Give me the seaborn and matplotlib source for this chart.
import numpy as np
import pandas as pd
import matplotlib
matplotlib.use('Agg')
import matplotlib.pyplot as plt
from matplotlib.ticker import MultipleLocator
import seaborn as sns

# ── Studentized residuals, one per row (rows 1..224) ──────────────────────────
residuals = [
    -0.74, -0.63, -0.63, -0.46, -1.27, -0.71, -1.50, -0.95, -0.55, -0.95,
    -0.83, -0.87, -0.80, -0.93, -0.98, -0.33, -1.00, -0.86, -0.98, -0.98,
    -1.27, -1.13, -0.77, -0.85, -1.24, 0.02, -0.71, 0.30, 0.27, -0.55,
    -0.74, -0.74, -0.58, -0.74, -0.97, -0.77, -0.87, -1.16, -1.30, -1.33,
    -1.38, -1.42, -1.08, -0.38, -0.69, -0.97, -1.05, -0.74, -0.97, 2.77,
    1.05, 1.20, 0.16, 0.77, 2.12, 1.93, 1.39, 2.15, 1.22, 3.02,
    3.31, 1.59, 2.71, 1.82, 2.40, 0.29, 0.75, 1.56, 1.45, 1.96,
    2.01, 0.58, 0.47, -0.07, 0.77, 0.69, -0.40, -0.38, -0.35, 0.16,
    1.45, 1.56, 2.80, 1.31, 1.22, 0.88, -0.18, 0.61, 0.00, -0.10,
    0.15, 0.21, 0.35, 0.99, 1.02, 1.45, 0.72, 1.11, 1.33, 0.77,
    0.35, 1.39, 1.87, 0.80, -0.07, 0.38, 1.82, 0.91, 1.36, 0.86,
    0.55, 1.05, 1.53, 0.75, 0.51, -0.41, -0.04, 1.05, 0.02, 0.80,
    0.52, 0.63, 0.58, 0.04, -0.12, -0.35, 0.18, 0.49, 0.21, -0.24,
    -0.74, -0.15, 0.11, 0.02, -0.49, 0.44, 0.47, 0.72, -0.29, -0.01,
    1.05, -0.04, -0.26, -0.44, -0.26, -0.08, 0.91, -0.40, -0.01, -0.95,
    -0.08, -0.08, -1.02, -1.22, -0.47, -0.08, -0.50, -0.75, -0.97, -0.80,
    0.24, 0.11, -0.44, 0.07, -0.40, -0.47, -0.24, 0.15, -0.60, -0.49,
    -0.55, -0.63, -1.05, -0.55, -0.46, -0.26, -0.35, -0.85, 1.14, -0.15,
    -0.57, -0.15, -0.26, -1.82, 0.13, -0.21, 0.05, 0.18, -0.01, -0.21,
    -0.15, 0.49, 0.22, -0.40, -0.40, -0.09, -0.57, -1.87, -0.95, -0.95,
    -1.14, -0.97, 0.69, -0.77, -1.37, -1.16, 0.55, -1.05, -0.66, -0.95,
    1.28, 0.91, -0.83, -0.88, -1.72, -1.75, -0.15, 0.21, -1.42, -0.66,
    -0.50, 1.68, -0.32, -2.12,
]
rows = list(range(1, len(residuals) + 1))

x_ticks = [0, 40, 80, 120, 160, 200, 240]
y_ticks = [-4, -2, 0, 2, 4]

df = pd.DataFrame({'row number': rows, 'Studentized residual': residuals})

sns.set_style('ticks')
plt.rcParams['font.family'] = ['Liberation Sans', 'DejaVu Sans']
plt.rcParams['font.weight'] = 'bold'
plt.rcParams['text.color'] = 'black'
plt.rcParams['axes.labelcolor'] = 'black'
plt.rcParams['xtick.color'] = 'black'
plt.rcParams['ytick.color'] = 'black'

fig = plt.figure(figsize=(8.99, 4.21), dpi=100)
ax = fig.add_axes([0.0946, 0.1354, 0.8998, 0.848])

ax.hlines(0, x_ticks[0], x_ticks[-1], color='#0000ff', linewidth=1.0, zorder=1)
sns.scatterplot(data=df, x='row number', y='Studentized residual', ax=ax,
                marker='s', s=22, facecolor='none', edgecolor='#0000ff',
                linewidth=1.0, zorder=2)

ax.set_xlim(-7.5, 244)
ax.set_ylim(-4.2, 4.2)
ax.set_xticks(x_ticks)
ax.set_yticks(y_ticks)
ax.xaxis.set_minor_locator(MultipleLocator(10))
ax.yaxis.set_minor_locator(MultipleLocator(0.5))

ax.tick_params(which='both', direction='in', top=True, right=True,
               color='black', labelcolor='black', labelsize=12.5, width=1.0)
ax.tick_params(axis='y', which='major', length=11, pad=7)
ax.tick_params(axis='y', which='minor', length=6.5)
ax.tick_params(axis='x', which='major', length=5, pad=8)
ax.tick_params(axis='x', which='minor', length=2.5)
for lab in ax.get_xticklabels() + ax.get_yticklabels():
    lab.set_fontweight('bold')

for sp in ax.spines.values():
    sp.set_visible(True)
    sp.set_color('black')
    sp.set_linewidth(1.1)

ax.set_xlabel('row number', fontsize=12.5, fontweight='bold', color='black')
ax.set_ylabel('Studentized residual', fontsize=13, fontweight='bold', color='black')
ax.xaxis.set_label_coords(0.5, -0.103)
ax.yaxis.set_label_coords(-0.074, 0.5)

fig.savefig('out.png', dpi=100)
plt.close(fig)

##############################

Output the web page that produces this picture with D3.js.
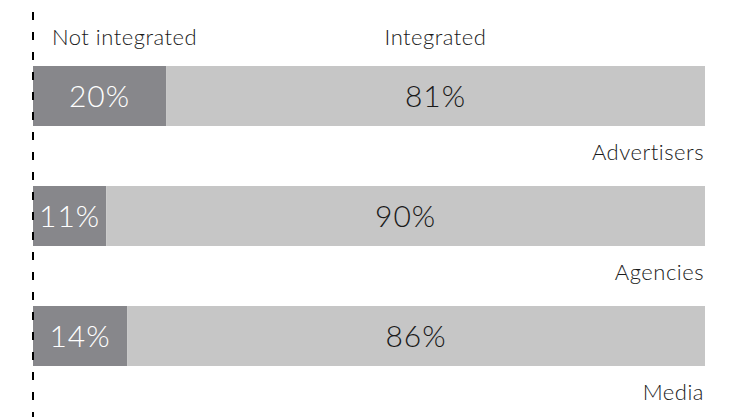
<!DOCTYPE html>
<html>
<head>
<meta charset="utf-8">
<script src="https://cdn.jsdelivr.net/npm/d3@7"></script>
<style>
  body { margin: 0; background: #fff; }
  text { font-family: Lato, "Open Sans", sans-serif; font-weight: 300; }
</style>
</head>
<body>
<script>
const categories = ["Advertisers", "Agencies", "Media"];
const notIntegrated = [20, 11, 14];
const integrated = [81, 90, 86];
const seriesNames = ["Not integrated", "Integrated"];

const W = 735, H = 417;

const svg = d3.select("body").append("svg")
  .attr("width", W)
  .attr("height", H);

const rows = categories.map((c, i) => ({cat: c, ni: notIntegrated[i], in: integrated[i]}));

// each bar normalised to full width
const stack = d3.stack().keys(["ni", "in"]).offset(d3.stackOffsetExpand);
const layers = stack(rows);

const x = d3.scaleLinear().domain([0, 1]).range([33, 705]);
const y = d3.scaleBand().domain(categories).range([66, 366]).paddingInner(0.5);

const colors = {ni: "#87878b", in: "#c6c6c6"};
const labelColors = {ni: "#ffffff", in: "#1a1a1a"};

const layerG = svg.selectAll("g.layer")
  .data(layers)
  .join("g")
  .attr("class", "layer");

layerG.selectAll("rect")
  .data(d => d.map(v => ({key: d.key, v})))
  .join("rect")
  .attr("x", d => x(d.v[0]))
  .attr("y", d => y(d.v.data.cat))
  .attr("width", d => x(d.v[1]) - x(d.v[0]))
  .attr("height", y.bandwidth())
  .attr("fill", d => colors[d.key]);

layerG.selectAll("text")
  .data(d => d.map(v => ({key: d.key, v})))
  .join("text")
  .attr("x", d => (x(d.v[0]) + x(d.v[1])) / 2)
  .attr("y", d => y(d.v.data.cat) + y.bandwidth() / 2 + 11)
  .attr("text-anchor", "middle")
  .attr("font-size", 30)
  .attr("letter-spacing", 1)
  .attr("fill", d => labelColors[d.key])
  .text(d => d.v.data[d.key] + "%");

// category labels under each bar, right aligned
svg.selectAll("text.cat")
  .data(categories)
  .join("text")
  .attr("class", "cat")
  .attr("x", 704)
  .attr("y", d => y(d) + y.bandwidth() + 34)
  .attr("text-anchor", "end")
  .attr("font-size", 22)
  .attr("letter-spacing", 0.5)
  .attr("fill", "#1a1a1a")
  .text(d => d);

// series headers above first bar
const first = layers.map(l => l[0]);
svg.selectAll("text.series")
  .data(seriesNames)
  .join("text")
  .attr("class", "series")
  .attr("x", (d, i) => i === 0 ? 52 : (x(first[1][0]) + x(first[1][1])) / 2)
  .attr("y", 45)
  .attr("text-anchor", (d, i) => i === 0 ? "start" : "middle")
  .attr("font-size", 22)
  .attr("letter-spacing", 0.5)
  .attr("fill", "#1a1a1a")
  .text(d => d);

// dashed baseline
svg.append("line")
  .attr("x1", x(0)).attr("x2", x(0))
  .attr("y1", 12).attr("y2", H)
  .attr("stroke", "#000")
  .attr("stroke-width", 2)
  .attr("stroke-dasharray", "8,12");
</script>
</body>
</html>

##############################

● **Requirement**:
Write out each line exactly as it appears, from the line with "Give me the" up to and including the line with "import seaborn as sns".

● **Finished task**:
Give me the seaborn and matplotlib source for this chart.
import numpy as np
import pandas as pd
import matplotlib
matplotlib.use('Agg')
import matplotlib.pyplot as plt
from matplotlib.ticker import MultipleLocator
import seaborn as sns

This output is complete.